Néanmoins, j’ai encore des préjugés et des appréhensions, lesquels sont des chaines de montage dont j’essaie, dans la mesure de mes moyens, de me détacher. S’en détacher est un ouvrage difficile. Car, oui, le terrorisme et le fanatisme (blanc, noir, autres) existent. Oui, le racisme, l’hypocrisie, l’ignorance et la lâcheté (noirs, blancs, masculins, féminins, autres) existent. Oui, leurs actions, leurs séquelles et conséquences sont effrayantes, meurtrières et, hélas, souvent générationnelles. Et, oui, le présent et l’avenir de la planète d’un point de vue écologique, politique, économique et social ont de quoi faire déprimer si l’on regarde de près et constamment bien des coutures et des infrastructures de notre Monde. Face à cela, une des réactions fréquentes consiste à se contracter, dans son univers, avec celles et ceux que l’on suppose être irréductiblement faits des mêmes pensées et de la même sensibilité que les nôtres. Soit une espèce de Big-Bang contradictoire.

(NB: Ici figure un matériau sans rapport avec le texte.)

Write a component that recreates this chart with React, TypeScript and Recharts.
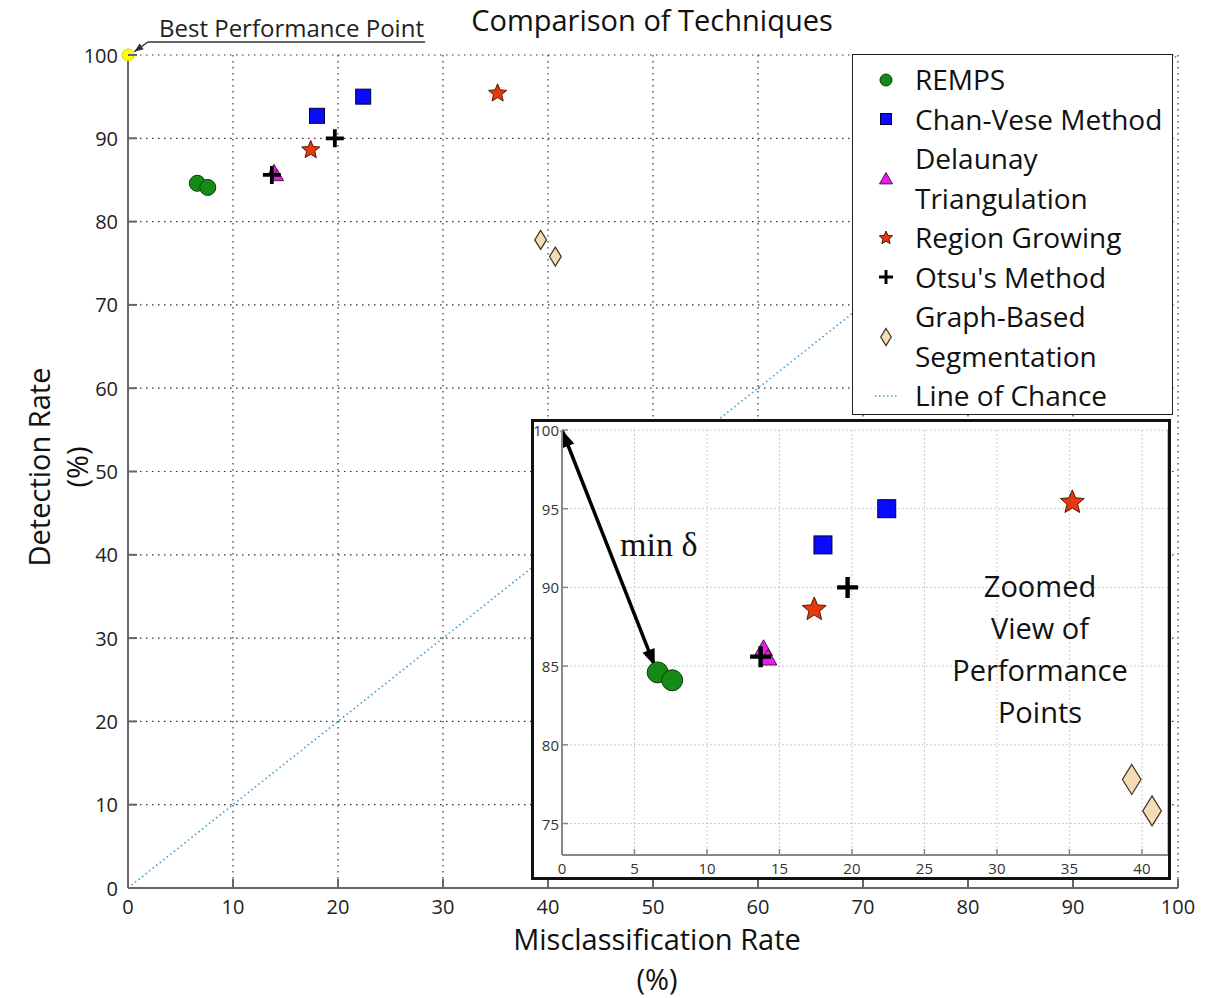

Avec ce blog, je vais essayer, à mon rythme et à ma mesure, de provoquer des souricières d’ouvertures, une certaine forme d’amplitude ; de déguerpir d’une certaine zone d’ignorance comme de certaines peurs. Ma filleule a bien résumé mes intentions en parlant d’une « confrontation des cultures ».
J’espère aussi réussir à être drôle chaque fois que cela sera possible.
Franck Unimon, ce lundi 16 juillet 2018.